Gerald Malloy v. Peter Welch

Safe Democrat


This November, there will be an open Senate election in a state that is over 90% white, over 60% rural, and has only elected one Democratic senator in its 231 year history. It’s also one of the Democrats’ safest elections of the year.

Yes, after over 47 years in the Senate, Vermont’s Patrick Leahy is finally calling it quits and leaving the door open to a new generation of leadership. Well, kind of – Leahy’s likely successor is 75-year-old Peter Welch, a longtime Vermont state lawmaker and the state’s lone congressman since 2007. As we alluded to, Welch would be only the second Democratic senator in Vermont history, a consequence of the now very liberal state’s historic Republican lean (the state didn’t cast any electoral votes for Democratic presidential candidates until 1964, and didn’t do so again until 1992), Leahy’s longevity, and junior Senator Bernie Sanders’ status as an independent. Despite representing the most Democratic state according to Cook’s Partisan Voting Index, Welch is known for crossing the aisle when necessary, working on issues as universal as college affordability (with Iowa Senator Chuck Grassley) and as regionally specific as cheese storage regulations (with, who else, Wisconsin’s then-Congressman Paul Ryan) with his Republican colleagues, and even bucking the party line when his conscience demands it, such as when he voted against funding and arming Syrian rebels.

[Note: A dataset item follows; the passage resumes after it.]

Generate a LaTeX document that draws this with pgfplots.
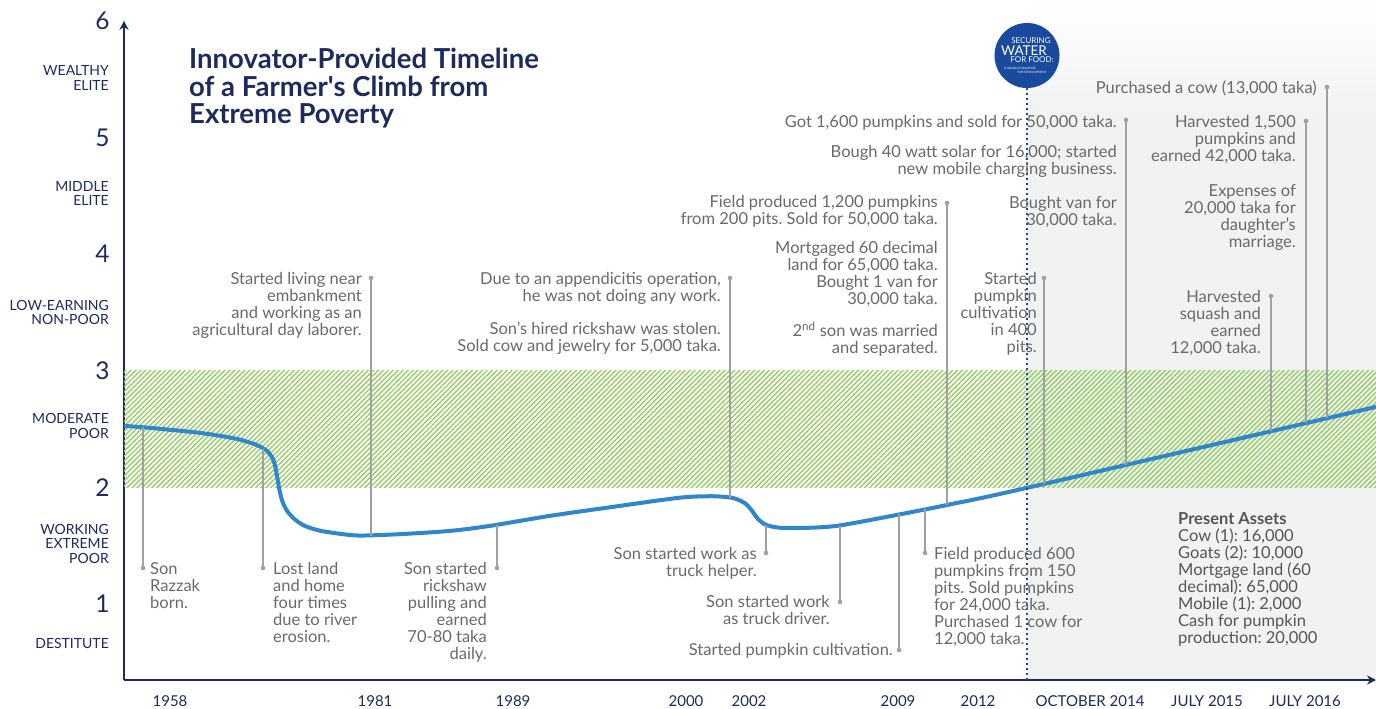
\documentclass[border=0pt]{standalone}
\usepackage{fontspec}
\setmainfont{Lato}
\usepackage{pgfplots}
\pgfplotsset{compat=1.18}
\usetikzlibrary{patterns.meta,arrows.meta}
\frenchspacing
\definecolor{navy}{RGB}{28,42,94}
\definecolor{curvecol}{RGB}{47,134,202}
\definecolor{txtgray}{RGB}{105,105,105}
\definecolor{leader}{RGB}{160,160,160}
\definecolor{hatchgreen}{RGB}{150,204,100}
\definecolor{bggray}{RGB}{241,242,242}
\definecolor{logoblue}{RGB}{26,74,158}
\definecolor{assetgray}{RGB}{85,85,85}
\tikzset{
  ann/.style={font=\fontsize{16.5}{17}\selectfont, text=txtgray, inner sep=0pt},
  annR/.style={ann, anchor=north east, align=right},
  annL/.style={ann, anchor=north west, align=left},
  cat/.style={font=\fontsize{14}{14.5}\selectfont, text=navy, inner sep=0pt, anchor=east, align=right},
}
\newcommand{\leader}[3]{\draw[leader, line width=1.3pt] (#1pt,-#2pt) -- (#1pt,-#3pt); \fill[leader] (#1pt,-#3pt) circle (2.3pt);}
\begin{document}
\frenchspacing
\begin{tikzpicture}
% background grey region (after October 2014)
\fill[bggray] (1027pt,-680pt) rectangle (1376pt,-115pt);
\shade[top color=white, bottom color=bggray] (1027pt,-115pt) rectangle (1376pt,0pt);
\begin{axis}[
  at={(124pt,-680pt)}, anchor=south west,
  scale only axis, width=1252pt, height=659.2pt,
  xmin=124, xmax=1376, ymin=0.35, ymax=6,
  axis lines=left,
  axis line style={draw=navy, line width=2.6pt},
  every outer x axis line/.append style={-{Stealth[length=9pt,width=9pt]}},
  every outer y axis line/.append style={-{Stealth[length=9pt,width=9pt]}},
  tick style={draw=none},
  xtick={170,375,513,686,749,898,978,1090,1207,1305},
  xticklabels={1958,1981,1989,2000,2002,2009,2012,OCTOBER 2014,JULY 2015,JULY 2016},
  xticklabel style={font=\fontsize{15}{15}\selectfont, text=navy, anchor=base, inner sep=0pt, yshift=-24.5pt},
  ytick={1,2,3,4,5,6},
  yticklabels={1,2,3,4,5,6},
  yticklabel style={font=\fontsize{24.5}{24.5}\selectfont, text=navy, anchor=east, inner sep=0pt, xshift=-12pt},
  clip=false,
]
\fill[pattern={Lines[angle=45,distance=3.5pt,line width=1.4pt]}, pattern color=hatchgreen] (axis cs:124,2) rectangle (axis cs:1376,3);
\addplot[curvecol, line width=4pt, smooth, tension=0.45] coordinates {
(124,2.528) (150,2.511) (200,2.468) (235,2.42) (255,2.37) (266,2.32) (272,2.26) (275,2.19) (277,2.10) (279,2.00) (282,1.89) (287,1.80) (295,1.725) (305,1.67) (320,1.63) (340,1.603) (360,1.588) (400,1.60) (450,1.628) (490,1.671) (550,1.757) (613,1.834) (680,1.913) (713,1.925) (733,1.91) (745,1.865) (752,1.80) (758,1.73) (766,1.68) (780,1.655) (810,1.655) (840,1.675) (900,1.77) (947,1.85) (1027,1.997) (1376,2.691)
};
\end{axis}
% dotted line and logo
\draw[logoblue, line width=2.2pt, dash pattern=on 2.2pt off 2.8pt] (1027pt,-88pt) -- (1027pt,-680pt);
\fill[logoblue] (1027pt,-55.5pt) circle (32.5pt);
\node[text=white, inner sep=0pt, font=\fontsize{8}{8}\selectfont] at (1031pt,-41pt) {SECURING};
\node[text=white, inner sep=0pt, font=\fontsize{13.5}{13.5}\selectfont] at (1024pt,-51pt) {WATER};
\node[text=white, inner sep=0pt, font=\fontsize{8}{8}\selectfont] at (1032pt,-60pt) {FOR FOOD:};
\node[text=white, inner sep=0pt, font=\fontsize{3}{3}\selectfont] at (1020pt,-68pt) {A GRAND CHALLENGE};
\node[text=white, inner sep=0pt, font=\fontsize{3}{3}\selectfont] at (1032pt,-72pt) {FOR DEVELOPMENT};
% title
\node[anchor=north west, inner sep=0pt, align=left, text=navy, font=\fontsize{27.5}{27.5}\bfseries\selectfont] at (189pt,-48pt)
  {Innovator-Provided Timeline\\of a Farmer\textquotesingle s Climb from\\Extreme Poverty};
% category labels
\node[cat] at (109pt,-78pt) {WEALTHY\\ELITE};
\node[cat] at (109pt,-193.5pt) {MIDDLE\\ELITE};
\node[cat] at (109pt,-312.5pt) {LOW-EARNING\\NON-POOR};
\node[cat] at (109pt,-426pt) {MODERATE\\POOR};
\node[cat] at (109pt,-543.5pt) {WORKING\\EXTREME\\POOR};
\node[cat] at (109pt,-643pt) {DESTITUTE};
% leader lines
\leader{143}{427}{568}
\leader{263}{449}{568}
\leader{371}{536}{278}
\leader{497}{525}{568}
\leader{730}{498}{278}
\leader{766}{525}{553}
\leader{840}{526}{602}
\leader{899}{514}{650}
\leader{925}{509}{553}
\leader{947}{505}{203}
\leader{1044}{484}{278}
\leader{1126}{465}{120}
\leader{1271}{431}{296}
\leader{1306}{423}{121}
\leader{1327}{418}{87}
% annotations
\node[annL] at (150pt,-562pt) {Son\\Razzak\\born.};
\node[annL] at (273pt,-562pt) {Lost land\\and home\\four times\\due to river\\erosion.};
\node[annR] at (362pt,-272pt) {Started living near\\embankment\\and working as an\\agricultural day laborer.};
\node[annR] at (487pt,-562pt) {Son started\\rickshaw\\pulling and\\earned\\70-80 taka\\daily.};
\node[annR] at (721pt,-272pt) {Due to an appendicitis operation,\\he was not doing any work.};
\node[annR] at (721pt,-322pt) {Son’s hired rickshaw was stolen.\\Sold cow and jewelry for 5,000 taka.};
\node[annR] at (757pt,-547pt) {Son started work as\\truck helper.};
\node[annR] at (830pt,-595pt) {Son started work\\as truck driver.};
\node[annR] at (893pt,-643pt) {Started pumpkin cultivation.};
\node[annL] at (934pt,-547pt) {Field produced 600\\pumpkins from 150\\pits. Sold pumpkins\\for 24,000 taka.\\Purchased 1 cow for\\12,000 taka.};
\node[annR] at (938pt,-195pt) {Field produced 1,200 pumpkins\\from 200 pits. Sold for 50,000 taka.};
\node[annR] at (938pt,-241pt) {Mortgaged 60 decimal\\land for 65,000 taka.\\Bought 1 van for\\30,000 taka.};
\node[annR] at (938pt,-322pt) {2\textsuperscript{nd} son was married\\and separated.};
\node[annR] at (1037pt,-272pt) {Started\\pumpkin\\cultivation\\in 400\\pits.};
\node[annR] at (1117pt,-115pt) {Got 1,600 pumpkins and sold for 50,000 taka.};
\node[annR] at (1117pt,-145pt) {Bough 40 watt solar for 16,000; started\\new mobile charging business.};
\node[annR] at (1117pt,-196pt) {Bought van for\\30,000 taka.};
\node[annR] at (1261pt,-290pt) {Harvested\\squash and\\earned\\12,000 taka.};
\node[annR] at (1296pt,-115pt) {Harvested 1,500\\pumpkins and\\earned 42,000 taka.};
\node[annR] at (1296pt,-184pt) {Expenses of\\20,000 taka for\\daughter’s\\marriage.};
\node[annR] at (1317pt,-81pt) {Purchased a cow (13,000 taka)};
\node[annL, text=assetgray] at (1178pt,-512pt) {\textbf{Present Assets}\\Cow (1): 16,000\\Goats (2): 10,000\\Mortgage land (60\\decimal): 65,000\\Mobile (1): 2,000\\Cash for pumpkin\\production: 20,000};
\pgfresetboundingbox
\useasboundingbox (0pt,0pt) rectangle (1376pt,-709pt);
\end{tikzpicture}
\end{document}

Welch is used to trouncing the opposition every two years (he hasn’t won less than 64% of the vote since 2008), and 2022 shouldn’t be much different. Welch will face off against U.S. Army veteran Gerald Malloy, who upset the establishment-backed former U.S. Attorney Christina Nolan in the Republican primary. A Trump supporter who endorsed a federal abortion ban and says that he “wished” he was at the January 6th Stop the Steal protests, Malloy is a Senate candidate for a state whose most powerful Republican, Governor Phil Scott, voted for Joe Biden and signed a bill codifying abortion rights. It looks even odder when you realize that Liam Madden, the Republican nominee for Welch’s House seat, is actually to the left of most Democrats, supporting a wealth tax, a federal work guarantee, and Modern Monetary Theory. Vermont Republicans: they may not win a lot of statewide races anymore, but they sure aren’t boring!